The Bill was also supposed to correct any mispricing along the yield curve, a graph that depicts how the yields on debt instruments vary as a function of the years remaining to maturity. It is a proxy for investor sentiment on the direction of the economy.

It would also be used to buy back the national government loan obligation in the debt market, meet the costs of switches and early redemption of national debt and meet costs associated with such loans.

The committee said the guidelines contravened a clause in the Statutory Instrument Act, with the enabling provision invoking the wrong reference as it was made under the Public Finance Management (National Government) Regulations, 2015.

The committee further explained that while the Public Finance Management Act, 2012 allowed the Treasury Cabinet Secretary to establish a sinking fund for the redemption of loans raised under the Act by the national government, this should have been done by way of affirmative resolution.

“The publication of the guidelines are, therefore, a contravention of section 13(a) of the Statutory Instruments Act (No. 23 of 2013,” said the committee.

The governance structure of the fund included an advisory committee, fund administrator, and the secretariat, who would be appointed by the CS.

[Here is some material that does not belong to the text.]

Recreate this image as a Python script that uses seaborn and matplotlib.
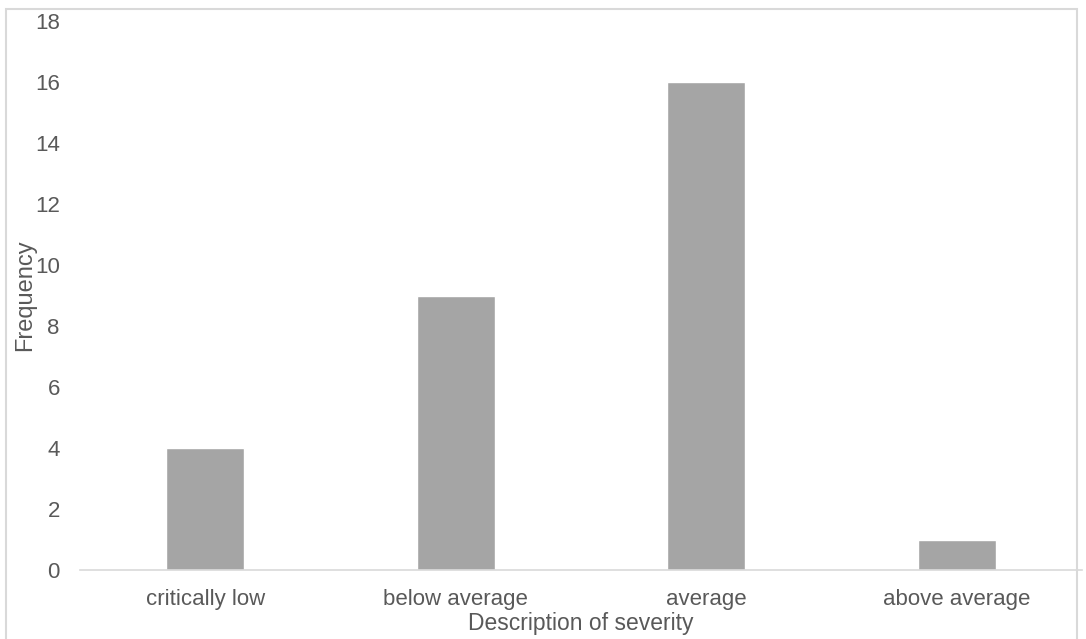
import matplotlib
matplotlib.use("Agg")
import matplotlib.pyplot as plt
import pandas as pd
import seaborn as sns
from matplotlib.patches import Rectangle

categories = ["critically low", "below average", "average", "above average"]
frequency = [4, 9, 16, 1]

sns.set_theme(style="white")
plt.rcParams["font.family"] = ["Liberation Sans", "DejaVu Sans"]

df = pd.DataFrame({"severity": categories, "freq": frequency})

fig = plt.figure(figsize=(10.86, 6.39), dpi=100)
ax = fig.add_axes([80 / 1086, 1 - 570 / 639, 1002 / 1086, 549 / 639])

sns.barplot(data=df, x="severity", y="freq", color="#A5A5A5", width=0.31,
            saturation=1, ax=ax)

ax.set_ylim(0, 18)
ax.set_yticks(range(0, 19, 2))
ax.set_xlim(-0.5, 3.5)
txt = "#595959"
ax.tick_params(axis="both", length=0, labelsize=16, colors=txt)
ax.tick_params(axis="x", pad=14)
ax.tick_params(axis="y", pad=14.5)
for s in ["top", "right", "left"]:
    ax.spines[s].set_visible(False)
ax.spines["bottom"].set_color("#D9D9D9")
ax.spines["bottom"].set_linewidth(1.2)

ax.set_xlabel("Description of severity", fontsize=16.5, color=txt, labelpad=1)
ax.set_ylabel("Frequency", fontsize=17, color=txt)
ax.yaxis.set_label_coords(-44 / 1002, 0.5)

fig.patches.append(Rectangle((6 / 1086, -0.05), 1071 / 1086, 1.05 - 9 / 639,
                             transform=fig.transFigure, fill=False,
                             edgecolor="#D9D9D9", linewidth=1.5))

fig.savefig("out.png", dpi=100)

The Exchequer had estimated that savings from this reform would yield savings of between four and five per cent of interest costs, which Treasury reckoned would be a significant saving for a middle-income country.

When the market is good, the government would tap cheap loans and pump them into the Sinking Fund, which would, in turn, be used to offset expensive loans and create additional fiscal space to support priority development expenditures.

Treasury had told the MPS that debt service is expected to rise over time as a percentage of revenue and the reform was, therefore, intended to address this challenge.

The Sinking Fund was also to earn income through the investment of resources in the fund.